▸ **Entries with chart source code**
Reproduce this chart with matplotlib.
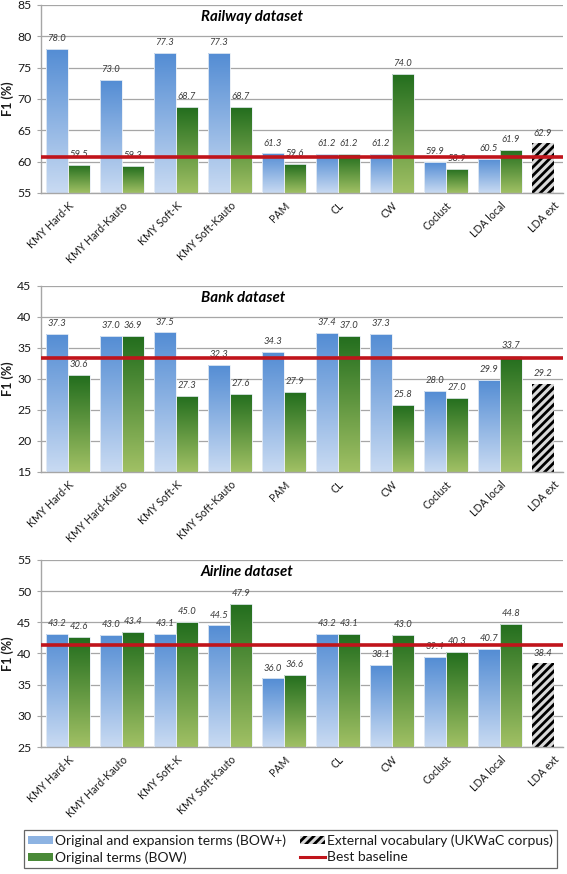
import numpy as np
import matplotlib.pyplot as plt
from matplotlib.patches import Patch
from matplotlib.lines import Line2D

plt.rcParams['font.family'] = ['Lato', 'DejaVu Sans']
plt.rcParams['hatch.linewidth'] = 2.0

methods = ['KMY Hard-K', 'KMY Hard-Kauto', 'KMY Soft-K', 'KMY Soft-Kauto', 'PAM',
           'CL', 'CW', 'Coclust', 'LDA local', 'LDA ext']

railway_bowp = [78.0, 73.0, 77.3, 77.3, 61.3, 61.2, 61.2, 59.9, 60.5]
railway_bow = [59.5, 59.3, 68.7, 68.7, 59.6, 61.2, 74.0, 58.9, 61.9]
railway_ext = 62.9
railway_base = 60.8

bank_bowp = [37.3, 37.0, 37.5, 32.3, 34.3, 37.4, 37.3, 28.0, 29.9]
bank_bow = [30.6, 36.9, 27.3, 27.6, 27.9, 37.0, 25.8, 27.0, 33.7]
bank_ext = 29.2
bank_base = 33.4

airline_bowp = [43.2, 43.0, 43.1, 44.5, 36.0, 43.2, 38.1, 39.4, 40.7]
airline_bow = [42.6, 43.4, 45.0, 47.9, 36.6, 43.1, 43.0, 40.3, 44.8]
airline_ext = 38.4
airline_base = 41.3

blue_top, blue_bot = np.array([84, 141, 212]) / 255, np.array([200, 218, 242]) / 255
green_top, green_bot = np.array([35, 110, 30]) / 255, np.array([160, 192, 100]) / 255
label_col = '#3A3A3A'
grid_col = '#A6A6A6'
text_col = '#1A1A1A'


def gradient_bars(ax, xs, vals, width, top, bot, ymin):
    bars = ax.bar(xs, np.array(vals) - ymin, width, bottom=ymin,
                  facecolor='none', edgecolor='#E8EEF5', lw=0.6, zorder=3)
    t = np.linspace(0, 1, 64)[:, None, None]
    img = bot + (top - bot) * t
    for b in bars:
        x0, y0 = b.get_x(), b.get_y()
        im = ax.imshow(img, extent=[x0, x0 + b.get_width(), y0, y0 + b.get_height()],
                       origin='lower', aspect='auto', zorder=2, interpolation='bilinear')
        im.set_clip_path(b)
    return bars


def add_labels(ax, xs, vals):
    for x, v in zip(xs, vals):
        ax.annotate(f'{v:.1f}', (x, v), xytext=(0, 7.5), textcoords='offset points',
                    ha='center', va='center', style='italic', fontsize=6.8,
                    color=label_col, zorder=4)


def plot_panel(ax, title, bowp, bow, ext, base, ylim):
    ymin, ymax = ylim
    n = len(bowp)
    x = np.arange(len(methods))
    w = 0.4
    off = 0.205
    gradient_bars(ax, x[:n] - off, bowp, w, blue_top, blue_bot, ymin)
    gradient_bars(ax, x[:n] + off, bow, w, green_top, green_bot, ymin)
    ax.bar(x[n] - off, ext - ymin, w, bottom=ymin, facecolor='#D9D9D9',
           edgecolor='black', hatch='////', lw=0, zorder=2)
    add_labels(ax, x[:n] - off, bowp)
    add_labels(ax, x[:n] + off, bow)
    add_labels(ax, [x[n] - off], [ext])
    ax.axhline(base, color='#C0141B', lw=2.6, zorder=5)

    ax.set_xlim(-0.5, 9.17)
    ax.set_ylim(ymin, ymax)
    ax.set_yticks(np.arange(ymin, ymax + 1, 5))
    ax.yaxis.grid(True, color=grid_col, lw=0.9, zorder=0)
    ax.set_axisbelow(True)
    for s in ['top', 'right']:
        ax.spines[s].set_visible(False)
    for s in ['left', 'bottom']:
        ax.spines[s].set_color(grid_col)
        ax.spines[s].set_linewidth(1.0)
    ax.set_xticks(x)
    ax.set_xticklabels(methods, rotation=45, ha='right', rotation_mode='anchor',
                       fontsize=7.6, color=text_col)
    ax.tick_params(axis='x', length=0, pad=5)
    ax.tick_params(axis='y', length=3, color=grid_col, labelsize=8.8, pad=4,
                   labelcolor=text_col)
    ax.set_ylabel('F1 (%)', fontsize=9, fontweight='bold', color=text_col)
    ax.yaxis.set_label_coords(-0.052, 0.5)
    ax.text(0.3065, 0.935, title, transform=ax.transAxes, ha='left', va='center',
            fontsize=10.8, fontweight='bold', style='italic', color='black')


fig = plt.figure(figsize=(5.67, 8.74), dpi=100)
ax1 = fig.add_axes([0.0723, 0.7792, 0.9206, 0.2151])
ax2 = fig.add_axes([0.0723, 0.4600, 0.9206, 0.2128])
ax3 = fig.add_axes([0.0723, 0.1453, 0.9206, 0.2140])

plot_panel(ax1, 'Railway dataset', railway_bowp, railway_bow, railway_ext, railway_base, (55, 85))
plot_panel(ax2, 'Bank dataset', bank_bowp, bank_bow, bank_ext, bank_base, (15, 45))
plot_panel(ax3, 'Airline dataset', airline_bowp, airline_bow, airline_ext, airline_base, (25, 55))

handles = [Patch(facecolor='#8DB3E2', edgecolor='none'),
           Patch(facecolor='#4A8A38', edgecolor='none'),
           Patch(facecolor='#D9D9D9', edgecolor='black', hatch='////', lw=0),
           Line2D([], [], color='#C0141B', lw=2.2)]
labels = ['Original and expansion terms (BOW+)', 'Original terms (BOW)',
          'External vocabulary (UKWaC corpus)', 'Best baseline']
leg = fig.legend(handles, labels, ncol=2, loc='center',
                 bbox_to_anchor=(0.0423, 0.0011, 0.940, 0.0549), mode='expand',
                 fontsize=10, frameon=True, fancybox=False, edgecolor='#404040',
                 handlelength=1.8, handleheight=0.5, handletextpad=0.15,
                 labelspacing=0.35, borderpad=0.3, borderaxespad=0)
leg.get_frame().set_linewidth(0.9)
for t in leg.get_texts():
    t.set_color(text_col)

fig.savefig('out.png', dpi=100)
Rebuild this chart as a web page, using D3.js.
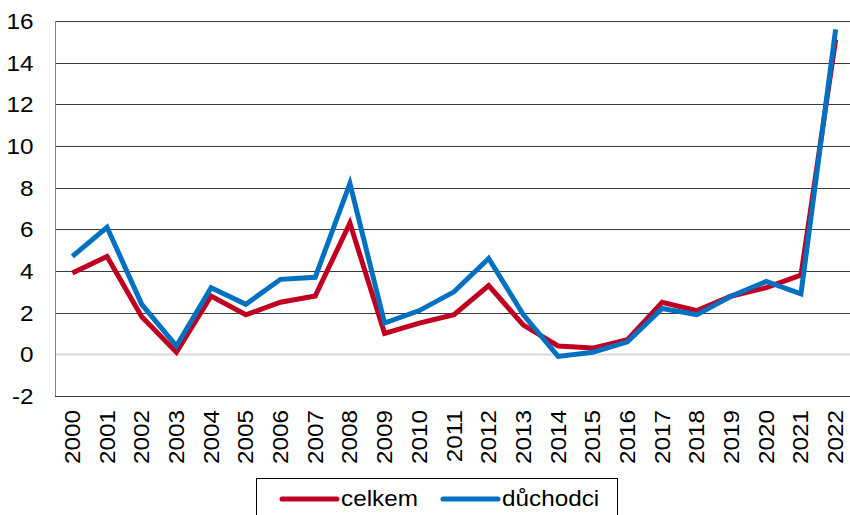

▸ **Goal of the exercise**
Repeat the material above in full and unchanged, minus its images.

▸ **Task solution**
Reproduce this chart with matplotlib.
import numpy as np
import matplotlib.pyplot as plt
from matplotlib.patches import Patch
from matplotlib.lines import Line2D

plt.rcParams['font.family'] = ['Lato', 'DejaVu Sans']
plt.rcParams['hatch.linewidth'] = 2.0

methods = ['KMY Hard-K', 'KMY Hard-Kauto', 'KMY Soft-K', 'KMY Soft-Kauto', 'PAM',
           'CL', 'CW', 'Coclust', 'LDA local', 'LDA ext']

railway_bowp = [78.0, 73.0, 77.3, 77.3, 61.3, 61.2, 61.2, 59.9, 60.5]
railway_bow = [59.5, 59.3, 68.7, 68.7, 59.6, 61.2, 74.0, 58.9, 61.9]
railway_ext = 62.9
railway_base = 60.8

bank_bowp = [37.3, 37.0, 37.5, 32.3, 34.3, 37.4, 37.3, 28.0, 29.9]
bank_bow = [30.6, 36.9, 27.3, 27.6, 27.9, 37.0, 25.8, 27.0, 33.7]
bank_ext = 29.2
bank_base = 33.4

airline_bowp = [43.2, 43.0, 43.1, 44.5, 36.0, 43.2, 38.1, 39.4, 40.7]
airline_bow = [42.6, 43.4, 45.0, 47.9, 36.6, 43.1, 43.0, 40.3, 44.8]
airline_ext = 38.4
airline_base = 41.3

blue_top, blue_bot = np.array([84, 141, 212]) / 255, np.array([200, 218, 242]) / 255
green_top, green_bot = np.array([35, 110, 30]) / 255, np.array([160, 192, 100]) / 255
label_col = '#3A3A3A'
grid_col = '#A6A6A6'
text_col = '#1A1A1A'


def gradient_bars(ax, xs, vals, width, top, bot, ymin):
    bars = ax.bar(xs, np.array(vals) - ymin, width, bottom=ymin,
                  facecolor='none', edgecolor='#E8EEF5', lw=0.6, zorder=3)
    t = np.linspace(0, 1, 64)[:, None, None]
    img = bot + (top - bot) * t
    for b in bars:
        x0, y0 = b.get_x(), b.get_y()
        im = ax.imshow(img, extent=[x0, x0 + b.get_width(), y0, y0 + b.get_height()],
                       origin='lower', aspect='auto', zorder=2, interpolation='bilinear')
        im.set_clip_path(b)
    return bars


def add_labels(ax, xs, vals):
    for x, v in zip(xs, vals):
        ax.annotate(f'{v:.1f}', (x, v), xytext=(0, 7.5), textcoords='offset points',
                    ha='center', va='center', style='italic', fontsize=6.8,
                    color=label_col, zorder=4)


def plot_panel(ax, title, bowp, bow, ext, base, ylim):
    ymin, ymax = ylim
    n = len(bowp)
    x = np.arange(len(methods))
    w = 0.4
    off = 0.205
    gradient_bars(ax, x[:n] - off, bowp, w, blue_top, blue_bot, ymin)
    gradient_bars(ax, x[:n] + off, bow, w, green_top, green_bot, ymin)
    ax.bar(x[n] - off, ext - ymin, w, bottom=ymin, facecolor='#D9D9D9',
           edgecolor='black', hatch='////', lw=0, zorder=2)
    add_labels(ax, x[:n] - off, bowp)
    add_labels(ax, x[:n] + off, bow)
    add_labels(ax, [x[n] - off], [ext])
    ax.axhline(base, color='#C0141B', lw=2.6, zorder=5)

    ax.set_xlim(-0.5, 9.17)
    ax.set_ylim(ymin, ymax)
    ax.set_yticks(np.arange(ymin, ymax + 1, 5))
    ax.yaxis.grid(True, color=grid_col, lw=0.9, zorder=0)
    ax.set_axisbelow(True)
    for s in ['top', 'right']:
        ax.spines[s].set_visible(False)
    for s in ['left', 'bottom']:
        ax.spines[s].set_color(grid_col)
        ax.spines[s].set_linewidth(1.0)
    ax.set_xticks(x)
    ax.set_xticklabels(methods, rotation=45, ha='right', rotation_mode='anchor',
                       fontsize=7.6, color=text_col)
    ax.tick_params(axis='x', length=0, pad=5)
    ax.tick_params(axis='y', length=3, color=grid_col, labelsize=8.8, pad=4,
                   labelcolor=text_col)
    ax.set_ylabel('F1 (%)', fontsize=9, fontweight='bold', color=text_col)
    ax.yaxis.set_label_coords(-0.052, 0.5)
    ax.text(0.3065, 0.935, title, transform=ax.transAxes, ha='left', va='center',
            fontsize=10.8, fontweight='bold', style='italic', color='black')


fig = plt.figure(figsize=(5.67, 8.74), dpi=100)
ax1 = fig.add_axes([0.0723, 0.7792, 0.9206, 0.2151])
ax2 = fig.add_axes([0.0723, 0.4600, 0.9206, 0.2128])
ax3 = fig.add_axes([0.0723, 0.1453, 0.9206, 0.2140])

plot_panel(ax1, 'Railway dataset', railway_bowp, railway_bow, railway_ext, railway_base, (55, 85))
plot_panel(ax2, 'Bank dataset', bank_bowp, bank_bow, bank_ext, bank_base, (15, 45))
plot_panel(ax3, 'Airline dataset', airline_bowp, airline_bow, airline_ext, airline_base, (25, 55))

handles = [Patch(facecolor='#8DB3E2', edgecolor='none'),
           Patch(facecolor='#4A8A38', edgecolor='none'),
           Patch(facecolor='#D9D9D9', edgecolor='black', hatch='////', lw=0),
           Line2D([], [], color='#C0141B', lw=2.2)]
labels = ['Original and expansion terms (BOW+)', 'Original terms (BOW)',
          'External vocabulary (UKWaC corpus)', 'Best baseline']
leg = fig.legend(handles, labels, ncol=2, loc='center',
                 bbox_to_anchor=(0.0423, 0.0011, 0.940, 0.0549), mode='expand',
                 fontsize=10, frameon=True, fancybox=False, edgecolor='#404040',
                 handlelength=1.8, handleheight=0.5, handletextpad=0.15,
                 labelspacing=0.35, borderpad=0.3, borderaxespad=0)
leg.get_frame().set_linewidth(0.9)
for t in leg.get_texts():
    t.set_color(text_col)

fig.savefig('out.png', dpi=100)
Rebuild this chart as a web page, using D3.js.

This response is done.